:: SOURCE EXCERPT ::

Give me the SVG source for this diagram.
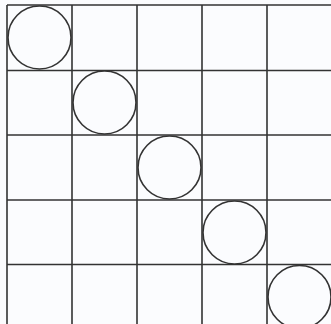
<svg xmlns="http://www.w3.org/2000/svg" width="331" height="324" viewBox="0 0 331 324">
<style>
.g{stroke:#333;stroke-width:1.6;fill:none}
.c{stroke:#333;stroke-width:1.6;fill:#fbfcfe}
</style>
<rect width="331" height="324" fill="#fbfcfe"/>
<g id="grid" class="g">
<line x1="7" y1="5" x2="7" y2="324"/>
<line x1="72" y1="5" x2="72" y2="324"/>
<line x1="137" y1="5" x2="137" y2="324"/>
<line x1="202" y1="5" x2="202" y2="324"/>
<line x1="267" y1="5" x2="267" y2="324"/>
<line x1="7" y1="5" x2="331" y2="5"/>
<line x1="7" y1="70.5" x2="331" y2="70.5"/>
<line x1="7" y1="135" x2="331" y2="135"/>
<line x1="7" y1="200" x2="331" y2="200"/>
<line x1="7" y1="264.5" x2="331" y2="264.5"/>
</g>
<g id="circle1"><circle class="c" cx="39.5" cy="37.5" r="31.5"/></g>
<g id="circle2"><circle class="c" cx="104.5" cy="102.5" r="31.5"/></g>
<g id="circle3"><circle class="c" cx="169.5" cy="167.5" r="31.5"/></g>
<g id="circle4"><circle class="c" cx="234.5" cy="232.5" r="31.5"/></g>
<g id="circle5"><circle class="c" cx="299.5" cy="297" r="31.5"/></g>
</svg>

:::

* AIM OF THE EXERCISE
Go through the listing above and write it all out exactly, leaving out any picture.

* ANSWER FOR THE TASK
Give me the SVG source for this diagram.
<svg xmlns="http://www.w3.org/2000/svg" width="331" height="324" viewBox="0 0 331 324">
<style>
.g{stroke:#333;stroke-width:1.6;fill:none}
.c{stroke:#333;stroke-width:1.6;fill:#fbfcfe}
</style>
<rect width="331" height="324" fill="#fbfcfe"/>
<g id="grid" class="g">
<line x1="7" y1="5" x2="7" y2="324"/>
<line x1="72" y1="5" x2="72" y2="324"/>
<line x1="137" y1="5" x2="137" y2="324"/>
<line x1="202" y1="5" x2="202" y2="324"/>
<line x1="267" y1="5" x2="267" y2="324"/>
<line x1="7" y1="5" x2="331" y2="5"/>
<line x1="7" y1="70.5" x2="331" y2="70.5"/>
<line x1="7" y1="135" x2="331" y2="135"/>
<line x1="7" y1="200" x2="331" y2="200"/>
<line x1="7" y1="264.5" x2="331" y2="264.5"/>
</g>
<g id="circle1"><circle class="c" cx="39.5" cy="37.5" r="31.5"/></g>
<g id="circle2"><circle class="c" cx="104.5" cy="102.5" r="31.5"/></g>
<g id="circle3"><circle class="c" cx="169.5" cy="167.5" r="31.5"/></g>
<g id="circle4"><circle class="c" cx="234.5" cy="232.5" r="31.5"/></g>
<g id="circle5"><circle class="c" cx="299.5" cy="297" r="31.5"/></g>
</svg>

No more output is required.